Source material ▸
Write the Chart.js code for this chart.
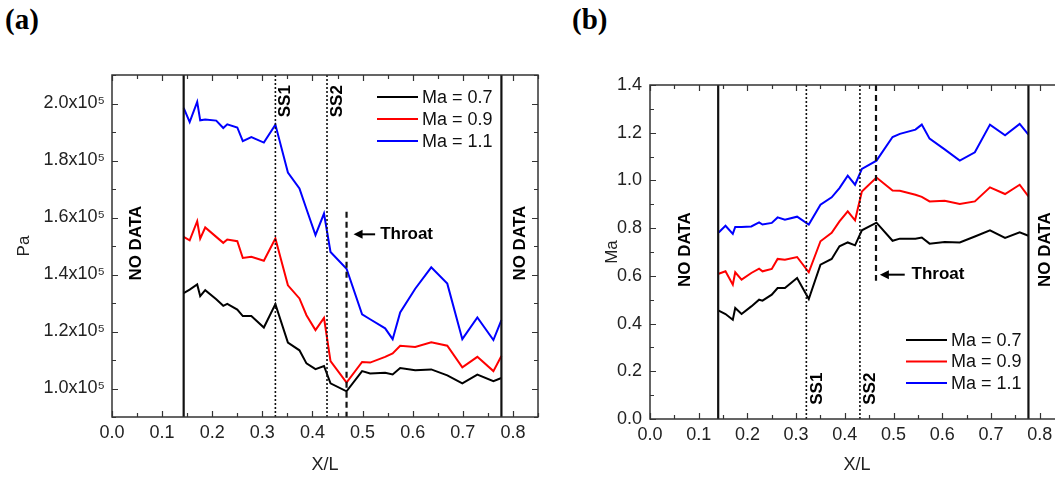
<!DOCTYPE html>
<html>
<head>
<meta charset="utf-8">
<script src="https://cdn.jsdelivr.net/npm/chart.js@4"></script>
<style>
  html, body { margin: 0; padding: 0; background: #fff; }
  body { width: 1055px; height: 479px; overflow: hidden; position: relative; }
  .panel { position: absolute; top: 0; }
  .tag { position: absolute; top: 3px; font: bold 29px 'Liberation Serif', 'Times New Roman', serif; color: #000; }
</style>
</head>
<body>
<div class="tag" style="left:5px">(a)</div>
<div class="tag" style="left:572px">(b)</div>
<div class="panel" style="left:0px"><canvas id="chartA" width="560" height="479"></canvas></div>
<div class="panel" style="left:560px"><canvas id="chartB" width="520" height="479"></canvas></div>
<script>
// ---- data ----
const seriesLabels = ['Ma = 0.7', 'Ma = 0.9', 'Ma = 1.1'];
const seriesColors = ['#000000', '#ff0000', '#0000ff'];

const xTicks = [0.0, 0.1, 0.2, 0.3, 0.4, 0.5, 0.6, 0.7, 0.8];
const paTicks = [100000, 120000, 140000, 160000, 180000, 200000];
const maTicks = [0.0, 0.2, 0.4, 0.6, 0.8, 1.0, 1.2, 1.4];

// (a) static pressure
const xA = [0.143, 0.155, 0.170, 0.176, 0.186, 0.208, 0.222, 0.230, 0.250, 0.261, 0.278,
            0.303, 0.326, 0.351, 0.374, 0.388, 0.406, 0.423, 0.436, 0.468, 0.499, 0.515,
            0.545, 0.560, 0.575, 0.605, 0.637, 0.669, 0.699, 0.729, 0.761, 0.777];
const pa07 = [133500, 134700, 136500, 132400, 134500, 131300, 129000, 129700, 127700, 125400, 125400,
              121400, 129600, 116100, 113400, 108800, 106800, 107900, 101800, 99000, 106100, 105300,
              105500, 104900, 107200, 106400, 106700, 104600, 101800, 104900, 102600, 103700];
const pa09 = [153200, 152000, 158700, 152600, 156500, 153200, 151100, 152300, 151700, 145800, 146200,
              144800, 152600, 136200, 131600, 125700, 120500, 124800, 109600, 102100, 109300, 109100,
              111100, 112300, 115000, 114600, 116200, 115000, 107400, 111100, 106100, 111400];
const pa11 = [198500, 193500, 200600, 194100, 194400, 194000, 191400, 192700, 191600, 186800, 188200,
              186300, 192600, 175800, 170200, 163000, 153800, 161400, 147900, 142000, 126000, 124300,
              121100, 117300, 126700, 135000, 142500, 136800, 117300, 124900, 117000, 124000];

// (b) Mach number
const xB = [0.141, 0.155, 0.170, 0.175, 0.188, 0.208, 0.224, 0.231, 0.250, 0.262, 0.277,
            0.302, 0.326, 0.350, 0.373, 0.389, 0.406, 0.421, 0.435, 0.465, 0.498, 0.513,
            0.545, 0.558, 0.574, 0.605, 0.636, 0.667, 0.698, 0.729, 0.759, 0.777];
const ma07 = [0.454, 0.440, 0.416, 0.465, 0.440, 0.472, 0.500, 0.496, 0.521, 0.549, 0.549,
              0.591, 0.503, 0.647, 0.671, 0.724, 0.740, 0.728, 0.791, 0.823, 0.747, 0.756,
              0.756, 0.761, 0.735, 0.742, 0.740, 0.765, 0.791, 0.759, 0.782, 0.768];
const ma09 = [0.609, 0.619, 0.563, 0.615, 0.584, 0.612, 0.630, 0.619, 0.629, 0.671, 0.668,
              0.679, 0.615, 0.745, 0.780, 0.828, 0.870, 0.833, 0.954, 1.012, 0.958, 0.957,
              0.940, 0.931, 0.912, 0.915, 0.901, 0.912, 0.971, 0.943, 0.982, 0.933];
const ma11 = [0.782, 0.810, 0.776, 0.805, 0.805, 0.807, 0.824, 0.815, 0.822, 0.845, 0.835,
              0.848, 0.815, 0.898, 0.929, 0.968, 1.020, 0.982, 1.048, 1.083, 1.182, 1.195,
              1.213, 1.234, 1.175, 1.130, 1.083, 1.118, 1.234, 1.189, 1.237, 1.192];

const FONT = "'Liberation Sans', Arial, sans-serif";
Chart.defaults.font.family = FONT;
Chart.defaults.color = '#222';

function pts(xs, ys) {
  return xs.map((x, i) => ({ x: x, y: ys[i] }));
}

function makeSets(xs, list) {
  return list.map((ys, i) => ({
    label: seriesLabels[i],
    data: pts(xs, ys),
    borderColor: seriesColors[i],
    backgroundColor: seriesColors[i],
    borderWidth: 2,
    pointRadius: 0,
    tension: 0
  }));
}

// frame with inward ticks, marker lines, labels and an inside legend
const decor = {
  id: 'decor',
  afterDatasetsDraw(chart, args, o) {
    const { ctx, chartArea: a, scales: { x, y } } = chart;
    ctx.save();
    ctx.beginPath();
    ctx.rect(a.left, a.top, a.right - a.left, a.bottom - a.top);
    ctx.clip();

    // solid "no data" limits
    ctx.strokeStyle = '#111';
    ctx.lineWidth = 2.2;
    o.limits.forEach(v => {
      const px = x.getPixelForValue(v);
      ctx.beginPath(); ctx.moveTo(px, a.top); ctx.lineTo(px, a.bottom); ctx.stroke();
    });
    // dotted shock lines
    ctx.lineWidth = 1.6;
    ctx.setLineDash([2, 2]);
    o.shocks.forEach(v => {
      const px = x.getPixelForValue(v);
      ctx.beginPath(); ctx.moveTo(px, a.top); ctx.lineTo(px, a.bottom); ctx.stroke();
    });
    // dashed throat line
    ctx.lineWidth = 2.2;
    ctx.setLineDash([6, 4]);
    const tx = x.getPixelForValue(o.throat.x);
    ctx.beginPath();
    ctx.moveTo(tx, y.getPixelForValue(o.throat.y0));
    ctx.lineTo(tx, y.getPixelForValue(o.throat.y1));
    ctx.stroke();
    ctx.setLineDash([]);
    ctx.restore();

    ctx.save();
    // throat arrow + text
    const ay = y.getPixelForValue(o.arrow.y);
    const ax0 = x.getPixelForValue(o.arrow.x0), ax1 = x.getPixelForValue(o.arrow.x1);
    ctx.strokeStyle = '#000'; ctx.fillStyle = '#000'; ctx.lineWidth = 2;
    ctx.beginPath(); ctx.moveTo(ax0 + 7, ay); ctx.lineTo(ax1, ay); ctx.stroke();
    ctx.beginPath(); ctx.moveTo(ax0, ay); ctx.lineTo(ax0 + 9, ay - 4.5); ctx.lineTo(ax0 + 9, ay + 4.5); ctx.closePath(); ctx.fill();
    ctx.font = 'bold 17px ' + FONT;
    ctx.textAlign = 'left'; ctx.textBaseline = 'middle';
    ctx.fillText('Throat', x.getPixelForValue(o.arrow.tx), ay);

    // rotated labels
    o.notes.forEach(n => {
      ctx.save();
      ctx.translate(x.getPixelForValue(n.x), y.getPixelForValue(n.y));
      ctx.rotate(-Math.PI / 2);
      ctx.textAlign = 'center'; ctx.textBaseline = 'middle';
      ctx.fillText(n.text, 0, 0);
      ctx.restore();
    });

    // frame
    ctx.strokeStyle = '#333'; ctx.lineWidth = 1.5;
    ctx.strokeRect(a.left, a.top, a.right - a.left, a.bottom - a.top);
    ctx.lineWidth = 1.2;
    const xm = o.xStep, ym = o.yStep;
    for (let v = x.min; v <= x.max + 1e-9; v += xm) {
      const px = Math.round(x.getPixelForValue(v)) + 0.5;
      const len = Math.abs(v / (2 * xm) - Math.round(v / (2 * xm))) < 1e-6 ? 6 : 4;
      ctx.beginPath();
      ctx.moveTo(px, a.bottom); ctx.lineTo(px, a.bottom - len);
      ctx.moveTo(px, a.top); ctx.lineTo(px, a.top + len);
      ctx.stroke();
    }
    for (let k = Math.ceil(y.min / ym - 1e-9); k * ym <= y.max + 1e-9; k++) {
      const py = Math.round(y.getPixelForValue(k * ym)) + 0.5;
      const len = k % 2 === 0 ? 6 : 4;
      ctx.beginPath();
      ctx.moveTo(a.left, py); ctx.lineTo(a.left + len, py);
      ctx.moveTo(a.right, py); ctx.lineTo(a.right - len, py);
      ctx.stroke();
    }

    // legend
    ctx.font = '18px ' + FONT;
    ctx.textAlign = 'left'; ctx.textBaseline = 'middle';
    chart.data.datasets.forEach((ds, i) => {
      const ly = o.legend.top + i * o.legend.gap;
      const lx = o.legend.left;
      ctx.strokeStyle = ds.borderColor; ctx.lineWidth = 2;
      ctx.beginPath(); ctx.moveTo(lx, ly); ctx.lineTo(lx + 41, ly); ctx.stroke();
      ctx.fillStyle = '#111';
      ctx.fillText(ds.label, lx + 45, ly + 1);
    });
    ctx.restore();
  }
};

function xScale(h, pad) {
  return {
    type: 'linear', min: 0, max: 0.85,
    grid: { display: false, drawTicks: false },
    border: { display: false },
    afterBuildTicks: axis => { axis.ticks = xTicks.map(v => ({ value: v })); },
    afterFit: axis => { axis.height = h; },
    ticks: { autoSkip: false, maxRotation: 0, padding: 5, color: '#222',
             font: { size: 18 }, callback: v => v.toFixed(1) },
    title: { display: true, text: 'X/L', color: '#222', font: { size: 18 },
             padding: { top: 0, bottom: pad } }
  };
}

// ---- (a) ----
new Chart(document.getElementById('chartA'), {
  type: 'line',
  data: { datasets: makeSets(xA, [pa07, pa09, pa11]) },
  options: {
    responsive: false,
    animation: false,
    layout: { padding: { top: 75, right: 22, left: 0, bottom: 0 } },
    scales: {
      x: xScale(62, 3),
      y: {
        type: 'linear', min: 90000, max: 210000,
        grid: { display: false, drawTicks: false },
        border: { display: false },
        afterBuildTicks: axis => { axis.ticks = paTicks.map(v => ({ value: v })); },
        afterFit: axis => { axis.width = 112; },
        ticks: { padding: 7, color: '#222', font: { size: 18 },
                 callback: v => (v / 100000).toFixed(1) + 'x10\u2075' },
        title: { display: true, text: 'Pa', color: '#222', font: { size: 17 },
                 padding: { top: 14, bottom: 0 } }
      }
    },
    plugins: {
      legend: { display: false },
      tooltip: { enabled: false },
      decor: {
        limits: [0.143, 0.777],
        shocks: [0.326, 0.429],
        throat: { x: 0.468, y0: 162000, y1: 90000 },
        arrow: { x0: 0.482, x1: 0.525, tx: 0.535, y: 154100 },
        notes: [
          { text: 'NO DATA', x: 0.049, y: 151000 },
          { text: 'NO DATA', x: 0.815, y: 151000 },
          { text: 'SS1', x: 0.346, y: 200800 },
          { text: 'SS2', x: 0.450, y: 200800 }
        ],
        xStep: 0.05, yStep: 10000,
        legend: { left: 377, top: 97, gap: 22 }
      }
    }
  },
  plugins: [decor]
});

// ---- (b) ----
new Chart(document.getElementById('chartB'), {
  type: 'line',
  data: { datasets: makeSets(xB, [ma07, ma09, ma11]) },
  options: {
    responsive: false,
    animation: false,
    layout: { padding: { top: 85, right: 16, left: 0, bottom: 0 } },
    scales: {
      x: xScale(60, 3),
      y: {
        type: 'linear', min: 0, max: 1.4,
        grid: { display: false, drawTicks: false },
        border: { display: false },
        afterBuildTicks: axis => { axis.ticks = maTicks.map(v => ({ value: v })); },
        afterFit: axis => { axis.width = 90; },
        ticks: { padding: 8, color: '#222', font: { size: 18 },
                 callback: v => v.toFixed(1) },
        title: { display: true, text: 'Ma', color: '#222', font: { size: 17 },
                 padding: { top: 42, bottom: 0 } }
      }
    },
    plugins: {
      legend: { display: false },
      tooltip: { enabled: false },
      decor: {
        limits: [0.140, 0.777],
        shocks: [0.321, 0.431],
        throat: { x: 0.464, y0: 1.4, y1: 0.58 },
        arrow: { x0: 0.472, x1: 0.523, tx: 0.537, y: 0.605 },
        notes: [
          { text: 'NO DATA', x: 0.072, y: 0.71 },
          { text: 'NO DATA', x: 0.812, y: 0.71 },
          { text: 'SS1', x: 0.343, y: 0.127 },
          { text: 'SS2', x: 0.453, y: 0.127 }
        ],
        xStep: 0.05, yStep: 0.1,
        legend: { left: 346, top: 340, gap: 21.5 }
      }
    }
  },
  plugins: [decor]
});
</script>
</body>
</html>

What you need to do ▸ Repeat only what lies between the start of the data and the end of the line containing "const maTicks = [0.0, 0.2, 0.4, 0.6, 0.8, 1.0, 1.2, 1.4];", exactly, with pictures left out.

Final result ▸
Write the Chart.js code for this chart.
<!DOCTYPE html>
<html>
<head>
<meta charset="utf-8">
<script src="https://cdn.jsdelivr.net/npm/chart.js@4"></script>
<style>
  html, body { margin: 0; padding: 0; background: #fff; }
  body { width: 1055px; height: 479px; overflow: hidden; position: relative; }
  .panel { position: absolute; top: 0; }
  .tag { position: absolute; top: 3px; font: bold 29px 'Liberation Serif', 'Times New Roman', serif; color: #000; }
</style>
</head>
<body>
<div class="tag" style="left:5px">(a)</div>
<div class="tag" style="left:572px">(b)</div>
<div class="panel" style="left:0px"><canvas id="chartA" width="560" height="479"></canvas></div>
<div class="panel" style="left:560px"><canvas id="chartB" width="520" height="479"></canvas></div>
<script>
// ---- data ----
const seriesLabels = ['Ma = 0.7', 'Ma = 0.9', 'Ma = 1.1'];
const seriesColors = ['#000000', '#ff0000', '#0000ff'];

const xTicks = [0.0, 0.1, 0.2, 0.3, 0.4, 0.5, 0.6, 0.7, 0.8];
const paTicks = [100000, 120000, 140000, 160000, 180000, 200000];
const maTicks = [0.0, 0.2, 0.4, 0.6, 0.8, 1.0, 1.2, 1.4];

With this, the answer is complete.